* **Given request**:
Keep pictures out. Copy exactly the lines from the one containing "Convert this chart to React, TypeScript" to the one containing "import * as echarts from 'echarts';", endpoints included.
####
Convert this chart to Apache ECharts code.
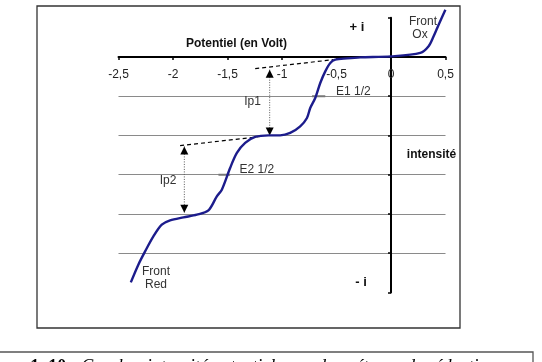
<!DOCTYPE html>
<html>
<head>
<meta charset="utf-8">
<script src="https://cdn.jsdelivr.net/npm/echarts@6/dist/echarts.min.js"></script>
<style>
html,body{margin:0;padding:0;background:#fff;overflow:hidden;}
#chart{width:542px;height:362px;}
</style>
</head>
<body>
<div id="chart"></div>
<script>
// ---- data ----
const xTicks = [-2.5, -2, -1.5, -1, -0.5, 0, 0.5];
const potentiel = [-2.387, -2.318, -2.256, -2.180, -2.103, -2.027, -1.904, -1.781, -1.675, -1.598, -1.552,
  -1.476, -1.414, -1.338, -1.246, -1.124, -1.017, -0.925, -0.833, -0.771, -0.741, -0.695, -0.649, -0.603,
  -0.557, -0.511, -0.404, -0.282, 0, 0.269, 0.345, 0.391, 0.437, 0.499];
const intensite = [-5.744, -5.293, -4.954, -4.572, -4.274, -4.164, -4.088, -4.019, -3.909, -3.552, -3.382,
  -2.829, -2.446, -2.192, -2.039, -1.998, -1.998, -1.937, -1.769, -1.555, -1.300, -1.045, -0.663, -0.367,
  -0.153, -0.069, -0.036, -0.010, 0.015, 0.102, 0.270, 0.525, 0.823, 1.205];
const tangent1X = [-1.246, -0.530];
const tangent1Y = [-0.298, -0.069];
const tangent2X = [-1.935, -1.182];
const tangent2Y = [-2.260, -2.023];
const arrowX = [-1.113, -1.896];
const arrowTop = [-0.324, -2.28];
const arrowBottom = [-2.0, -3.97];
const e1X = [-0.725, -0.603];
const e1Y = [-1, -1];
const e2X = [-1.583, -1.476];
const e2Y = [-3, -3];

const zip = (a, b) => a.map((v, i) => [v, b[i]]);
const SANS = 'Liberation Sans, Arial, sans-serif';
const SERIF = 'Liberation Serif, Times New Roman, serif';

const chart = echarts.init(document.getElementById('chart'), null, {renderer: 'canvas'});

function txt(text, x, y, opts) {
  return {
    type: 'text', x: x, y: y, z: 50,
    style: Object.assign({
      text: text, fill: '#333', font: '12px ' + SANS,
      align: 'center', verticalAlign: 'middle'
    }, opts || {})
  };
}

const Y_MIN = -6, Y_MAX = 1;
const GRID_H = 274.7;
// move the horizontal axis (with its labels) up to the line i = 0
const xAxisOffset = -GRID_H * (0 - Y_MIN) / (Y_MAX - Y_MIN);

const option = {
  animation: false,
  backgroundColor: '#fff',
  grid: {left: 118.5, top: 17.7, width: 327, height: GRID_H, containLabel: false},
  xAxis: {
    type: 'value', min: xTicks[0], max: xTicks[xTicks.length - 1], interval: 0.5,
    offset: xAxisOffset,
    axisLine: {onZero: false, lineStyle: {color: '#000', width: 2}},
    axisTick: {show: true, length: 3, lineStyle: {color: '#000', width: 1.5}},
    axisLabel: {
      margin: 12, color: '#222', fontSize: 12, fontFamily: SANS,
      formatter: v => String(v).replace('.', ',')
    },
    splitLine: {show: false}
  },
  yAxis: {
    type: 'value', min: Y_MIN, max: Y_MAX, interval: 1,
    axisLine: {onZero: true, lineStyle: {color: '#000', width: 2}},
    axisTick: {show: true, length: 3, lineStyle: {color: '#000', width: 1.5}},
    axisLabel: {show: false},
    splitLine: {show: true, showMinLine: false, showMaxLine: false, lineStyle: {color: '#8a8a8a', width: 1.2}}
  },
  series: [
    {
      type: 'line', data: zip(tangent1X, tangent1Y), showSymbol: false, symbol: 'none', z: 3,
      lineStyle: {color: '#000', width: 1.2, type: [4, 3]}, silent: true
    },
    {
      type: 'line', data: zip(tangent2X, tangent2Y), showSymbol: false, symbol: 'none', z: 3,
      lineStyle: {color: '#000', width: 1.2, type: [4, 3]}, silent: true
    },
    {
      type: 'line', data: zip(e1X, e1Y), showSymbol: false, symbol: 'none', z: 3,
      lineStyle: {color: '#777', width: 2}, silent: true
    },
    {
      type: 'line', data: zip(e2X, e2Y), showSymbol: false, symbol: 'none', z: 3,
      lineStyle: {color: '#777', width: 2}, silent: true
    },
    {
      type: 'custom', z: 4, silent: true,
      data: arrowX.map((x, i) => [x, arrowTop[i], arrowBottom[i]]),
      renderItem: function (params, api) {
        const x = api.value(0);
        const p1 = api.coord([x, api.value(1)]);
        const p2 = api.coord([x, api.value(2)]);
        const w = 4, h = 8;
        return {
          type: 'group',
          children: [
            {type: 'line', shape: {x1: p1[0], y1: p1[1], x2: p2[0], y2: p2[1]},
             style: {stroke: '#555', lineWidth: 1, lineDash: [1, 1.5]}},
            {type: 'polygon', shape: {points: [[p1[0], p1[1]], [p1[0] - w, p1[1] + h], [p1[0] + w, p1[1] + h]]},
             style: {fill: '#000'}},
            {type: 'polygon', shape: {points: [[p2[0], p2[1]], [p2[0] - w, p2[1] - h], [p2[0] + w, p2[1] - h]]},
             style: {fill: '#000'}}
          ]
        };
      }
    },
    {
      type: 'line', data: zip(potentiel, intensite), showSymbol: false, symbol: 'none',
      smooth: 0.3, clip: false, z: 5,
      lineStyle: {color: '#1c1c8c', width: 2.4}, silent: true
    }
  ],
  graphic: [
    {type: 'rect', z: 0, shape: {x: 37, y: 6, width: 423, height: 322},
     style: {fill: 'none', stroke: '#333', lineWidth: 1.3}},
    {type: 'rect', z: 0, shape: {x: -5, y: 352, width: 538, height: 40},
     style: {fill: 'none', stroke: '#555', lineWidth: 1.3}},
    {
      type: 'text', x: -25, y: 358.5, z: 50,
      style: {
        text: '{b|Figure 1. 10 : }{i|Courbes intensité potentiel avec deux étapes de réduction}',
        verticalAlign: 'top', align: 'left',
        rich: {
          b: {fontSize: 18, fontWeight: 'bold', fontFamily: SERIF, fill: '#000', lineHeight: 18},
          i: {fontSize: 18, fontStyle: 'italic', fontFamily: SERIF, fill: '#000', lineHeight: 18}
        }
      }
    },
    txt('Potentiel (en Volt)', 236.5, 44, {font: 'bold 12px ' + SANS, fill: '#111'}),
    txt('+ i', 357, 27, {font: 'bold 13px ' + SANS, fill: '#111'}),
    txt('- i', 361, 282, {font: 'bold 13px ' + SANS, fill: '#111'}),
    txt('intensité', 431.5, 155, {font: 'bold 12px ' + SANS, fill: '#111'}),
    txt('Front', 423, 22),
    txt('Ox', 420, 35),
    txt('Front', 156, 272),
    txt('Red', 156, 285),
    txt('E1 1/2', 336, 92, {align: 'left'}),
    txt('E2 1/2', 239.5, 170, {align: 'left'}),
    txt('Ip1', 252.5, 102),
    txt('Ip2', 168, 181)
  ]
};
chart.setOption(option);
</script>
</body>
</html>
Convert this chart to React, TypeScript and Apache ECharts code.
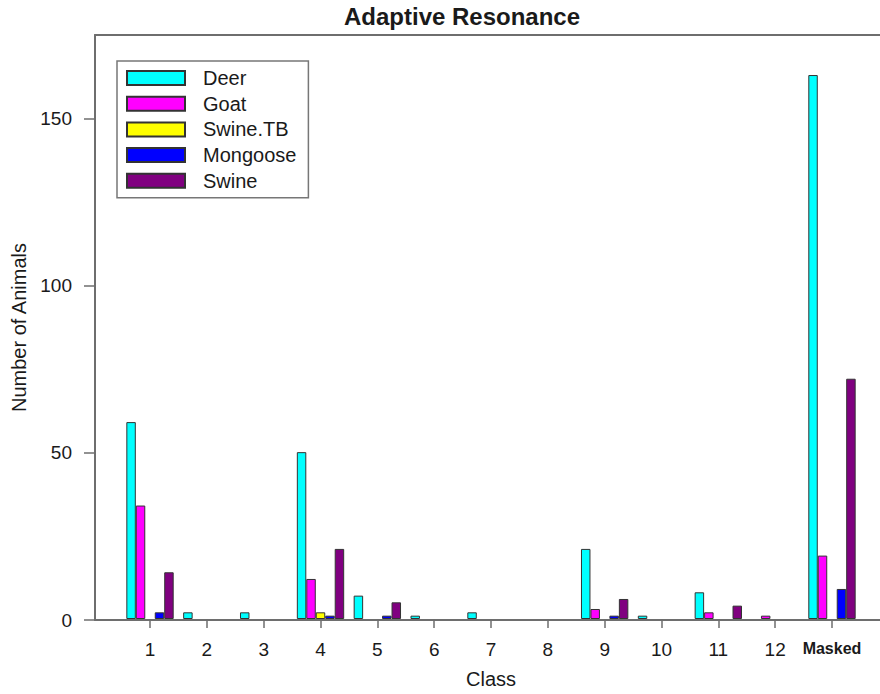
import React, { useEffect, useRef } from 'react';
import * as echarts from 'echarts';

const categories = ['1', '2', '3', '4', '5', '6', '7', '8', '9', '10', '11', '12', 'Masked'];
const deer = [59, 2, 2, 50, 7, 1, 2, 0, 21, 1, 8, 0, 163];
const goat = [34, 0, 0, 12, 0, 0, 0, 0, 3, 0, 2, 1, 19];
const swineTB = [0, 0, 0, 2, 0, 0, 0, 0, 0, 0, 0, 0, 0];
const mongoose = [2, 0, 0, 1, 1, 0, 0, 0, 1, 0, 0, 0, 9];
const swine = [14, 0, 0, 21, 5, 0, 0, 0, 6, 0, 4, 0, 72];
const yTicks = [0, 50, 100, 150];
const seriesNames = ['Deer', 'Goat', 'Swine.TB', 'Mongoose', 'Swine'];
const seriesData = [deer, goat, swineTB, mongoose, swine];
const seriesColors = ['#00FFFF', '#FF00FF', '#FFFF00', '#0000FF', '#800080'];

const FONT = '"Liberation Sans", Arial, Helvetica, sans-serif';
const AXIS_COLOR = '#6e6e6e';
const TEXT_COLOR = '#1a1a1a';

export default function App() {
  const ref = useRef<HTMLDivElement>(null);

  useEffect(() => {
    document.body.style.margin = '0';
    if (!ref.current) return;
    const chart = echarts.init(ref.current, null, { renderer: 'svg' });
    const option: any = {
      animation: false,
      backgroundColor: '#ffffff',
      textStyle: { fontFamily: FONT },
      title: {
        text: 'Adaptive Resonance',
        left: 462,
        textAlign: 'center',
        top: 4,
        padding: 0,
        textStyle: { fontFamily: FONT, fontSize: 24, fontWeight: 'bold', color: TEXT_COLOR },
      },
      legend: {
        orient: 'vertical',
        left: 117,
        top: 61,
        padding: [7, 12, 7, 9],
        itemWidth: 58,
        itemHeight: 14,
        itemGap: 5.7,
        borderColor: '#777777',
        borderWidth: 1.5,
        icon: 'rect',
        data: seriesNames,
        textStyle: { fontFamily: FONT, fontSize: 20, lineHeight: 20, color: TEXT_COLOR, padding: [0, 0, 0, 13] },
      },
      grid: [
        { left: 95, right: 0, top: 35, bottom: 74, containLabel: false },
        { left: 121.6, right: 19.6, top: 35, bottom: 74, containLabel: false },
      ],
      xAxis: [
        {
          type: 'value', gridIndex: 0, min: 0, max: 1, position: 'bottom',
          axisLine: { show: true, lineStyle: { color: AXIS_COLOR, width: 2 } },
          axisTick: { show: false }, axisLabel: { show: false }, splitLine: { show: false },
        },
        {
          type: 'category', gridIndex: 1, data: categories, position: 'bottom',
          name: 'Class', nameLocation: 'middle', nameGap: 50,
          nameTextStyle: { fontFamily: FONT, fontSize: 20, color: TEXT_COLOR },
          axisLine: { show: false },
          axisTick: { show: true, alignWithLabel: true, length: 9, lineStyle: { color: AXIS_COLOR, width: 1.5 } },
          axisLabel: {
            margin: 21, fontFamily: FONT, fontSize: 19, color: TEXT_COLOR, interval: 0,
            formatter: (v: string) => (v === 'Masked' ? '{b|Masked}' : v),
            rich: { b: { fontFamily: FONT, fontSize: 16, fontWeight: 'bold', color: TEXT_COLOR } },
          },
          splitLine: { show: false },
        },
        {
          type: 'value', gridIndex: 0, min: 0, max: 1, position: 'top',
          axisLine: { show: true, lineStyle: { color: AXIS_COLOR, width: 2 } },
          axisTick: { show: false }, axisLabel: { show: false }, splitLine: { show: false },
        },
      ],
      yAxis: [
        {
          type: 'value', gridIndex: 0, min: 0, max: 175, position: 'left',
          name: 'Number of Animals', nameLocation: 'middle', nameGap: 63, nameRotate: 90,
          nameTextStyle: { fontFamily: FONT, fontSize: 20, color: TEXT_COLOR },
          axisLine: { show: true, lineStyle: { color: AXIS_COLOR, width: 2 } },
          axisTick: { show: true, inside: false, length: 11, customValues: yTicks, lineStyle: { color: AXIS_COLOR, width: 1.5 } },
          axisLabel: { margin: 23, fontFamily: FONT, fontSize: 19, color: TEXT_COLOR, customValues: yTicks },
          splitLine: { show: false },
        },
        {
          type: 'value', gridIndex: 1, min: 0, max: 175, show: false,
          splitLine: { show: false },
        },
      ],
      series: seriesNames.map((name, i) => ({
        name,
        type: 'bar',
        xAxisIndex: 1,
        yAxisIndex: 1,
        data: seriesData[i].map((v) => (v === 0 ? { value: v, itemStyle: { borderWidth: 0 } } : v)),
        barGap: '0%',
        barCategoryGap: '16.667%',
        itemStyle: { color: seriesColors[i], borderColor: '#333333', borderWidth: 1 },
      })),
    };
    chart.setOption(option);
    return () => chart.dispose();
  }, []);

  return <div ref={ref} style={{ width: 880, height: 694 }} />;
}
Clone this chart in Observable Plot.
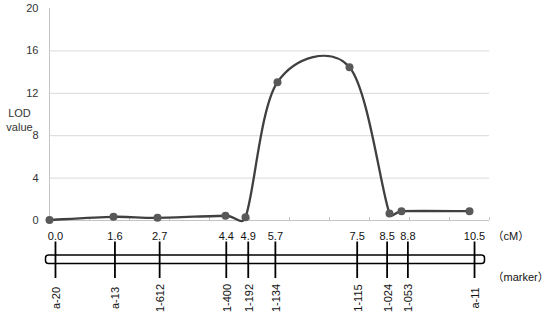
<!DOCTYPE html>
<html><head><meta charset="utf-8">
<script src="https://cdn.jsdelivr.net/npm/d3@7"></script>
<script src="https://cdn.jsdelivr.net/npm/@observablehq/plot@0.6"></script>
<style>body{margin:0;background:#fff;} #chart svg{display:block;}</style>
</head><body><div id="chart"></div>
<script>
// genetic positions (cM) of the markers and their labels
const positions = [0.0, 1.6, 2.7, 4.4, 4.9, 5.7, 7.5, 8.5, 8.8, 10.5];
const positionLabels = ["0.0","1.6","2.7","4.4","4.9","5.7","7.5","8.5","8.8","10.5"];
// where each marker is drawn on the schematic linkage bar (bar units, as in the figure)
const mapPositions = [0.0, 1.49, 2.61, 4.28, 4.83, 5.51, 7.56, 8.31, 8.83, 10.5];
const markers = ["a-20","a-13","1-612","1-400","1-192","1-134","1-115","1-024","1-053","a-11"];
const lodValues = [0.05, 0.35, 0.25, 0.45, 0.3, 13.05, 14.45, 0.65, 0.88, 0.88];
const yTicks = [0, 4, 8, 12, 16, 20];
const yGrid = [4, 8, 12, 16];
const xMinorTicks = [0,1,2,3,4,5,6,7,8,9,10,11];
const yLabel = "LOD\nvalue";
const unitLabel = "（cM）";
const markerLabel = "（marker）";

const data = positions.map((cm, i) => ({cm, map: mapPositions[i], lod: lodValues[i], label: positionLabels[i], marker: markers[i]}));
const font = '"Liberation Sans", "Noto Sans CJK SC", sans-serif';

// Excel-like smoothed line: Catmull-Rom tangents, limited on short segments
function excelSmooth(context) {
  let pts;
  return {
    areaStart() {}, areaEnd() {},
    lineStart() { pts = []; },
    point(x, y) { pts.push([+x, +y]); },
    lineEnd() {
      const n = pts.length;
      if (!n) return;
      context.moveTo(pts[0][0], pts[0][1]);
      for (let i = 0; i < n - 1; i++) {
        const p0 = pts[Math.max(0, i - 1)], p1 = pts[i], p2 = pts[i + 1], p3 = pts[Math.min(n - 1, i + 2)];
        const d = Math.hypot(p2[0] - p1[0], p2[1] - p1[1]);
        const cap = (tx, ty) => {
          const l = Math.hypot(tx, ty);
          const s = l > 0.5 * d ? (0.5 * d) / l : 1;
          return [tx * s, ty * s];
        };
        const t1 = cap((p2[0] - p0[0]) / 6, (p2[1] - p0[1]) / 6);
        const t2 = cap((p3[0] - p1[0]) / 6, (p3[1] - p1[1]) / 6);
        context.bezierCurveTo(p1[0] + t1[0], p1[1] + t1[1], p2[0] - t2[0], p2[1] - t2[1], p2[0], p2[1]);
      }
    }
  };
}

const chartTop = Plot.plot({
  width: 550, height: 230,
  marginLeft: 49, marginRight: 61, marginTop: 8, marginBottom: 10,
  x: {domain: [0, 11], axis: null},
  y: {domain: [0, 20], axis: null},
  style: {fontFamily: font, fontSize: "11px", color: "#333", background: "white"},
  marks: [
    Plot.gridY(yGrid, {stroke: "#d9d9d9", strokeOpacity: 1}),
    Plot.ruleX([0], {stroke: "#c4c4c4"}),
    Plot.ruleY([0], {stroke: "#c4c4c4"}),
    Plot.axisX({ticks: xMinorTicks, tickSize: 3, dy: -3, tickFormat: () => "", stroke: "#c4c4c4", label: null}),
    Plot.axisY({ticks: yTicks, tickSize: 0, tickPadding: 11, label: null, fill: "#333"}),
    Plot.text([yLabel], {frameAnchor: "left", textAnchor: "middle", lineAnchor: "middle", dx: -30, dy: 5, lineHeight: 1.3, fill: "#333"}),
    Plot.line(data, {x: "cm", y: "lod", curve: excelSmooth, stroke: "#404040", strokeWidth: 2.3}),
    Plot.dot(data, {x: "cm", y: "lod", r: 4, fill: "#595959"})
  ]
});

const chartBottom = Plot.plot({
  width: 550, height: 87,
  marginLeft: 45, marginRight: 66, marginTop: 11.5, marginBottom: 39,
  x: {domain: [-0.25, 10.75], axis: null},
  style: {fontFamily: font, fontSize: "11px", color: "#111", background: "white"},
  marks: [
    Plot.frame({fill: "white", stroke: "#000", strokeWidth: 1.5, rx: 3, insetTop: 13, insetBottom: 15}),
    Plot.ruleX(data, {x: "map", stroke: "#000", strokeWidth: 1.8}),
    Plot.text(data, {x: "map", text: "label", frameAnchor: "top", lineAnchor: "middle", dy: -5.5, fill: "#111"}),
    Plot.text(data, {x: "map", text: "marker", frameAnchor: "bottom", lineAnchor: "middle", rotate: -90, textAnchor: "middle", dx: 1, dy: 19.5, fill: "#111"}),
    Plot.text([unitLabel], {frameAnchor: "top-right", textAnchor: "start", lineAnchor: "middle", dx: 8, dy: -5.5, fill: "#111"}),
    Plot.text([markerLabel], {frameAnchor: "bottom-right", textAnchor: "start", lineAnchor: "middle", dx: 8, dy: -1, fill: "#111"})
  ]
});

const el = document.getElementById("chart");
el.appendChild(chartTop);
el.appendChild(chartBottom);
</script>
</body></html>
####
* **Response for this exercise**:
Convert this chart to React, TypeScript and Apache ECharts code.
import React, { useEffect, useRef } from 'react';
import * as echarts from 'echarts';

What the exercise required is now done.